As Krakowski put it: "Historians have concluded that soap was not
made from human fat. When so many people deny the Holocaust ever happened,
why give them something to use against the truth?"
The bad faith of those making this calculated and belated concession to
truth is shown by their failure to note that the soap myth was authoritatively
"confirmed" at Nuremberg, and by their unwillingness to deal
with the implications of that confirmation for the credibility of the Tribunal
and other supposedly trustworthy authorities in establishing other, more
fundamental aspects of the Holocaust story.

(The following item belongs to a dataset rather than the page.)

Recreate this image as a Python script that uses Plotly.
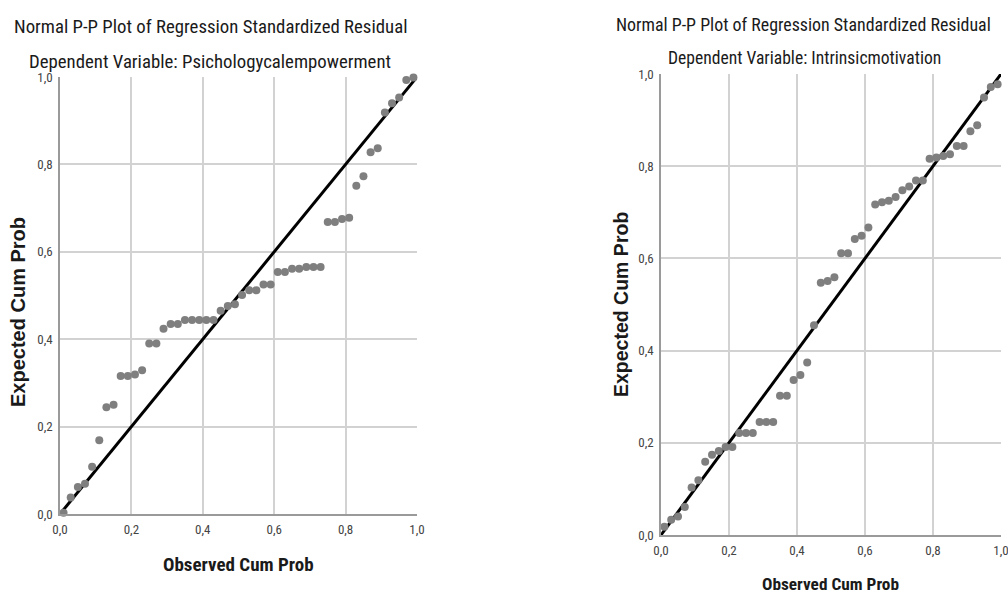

The striking contrast between the prompt postwar disavowal by the British
government of the infamous "human soap" lie of the First World
War, and the way in which a similarly baseless propaganda story from the
Second World War was officially endorsed by the victorious Allied powers
and then authoritatively maintained for so many years not only points up
the dispiriting lack of integrity on the part of so many Western historians,
but underscores the general decline in Western ethical standards during
this century.
The "human soap" story demonstrates anew the tremendous impact
that a wartime rumor, no matter how fantastic, can have once it has taken
hold, particularly when it is disseminated as a propaganda lie by influential
individuals and powerful organizations. That so many intelligent and otherwise
thoughtful people could ever have seriously believed that the Germans distributed
bars of soap brazenly labeled with letters indicating that they were manufactured
from Jewish corpses shows how readily even the most absurd Holocaust fables
can be -- and are -- accepted as fact.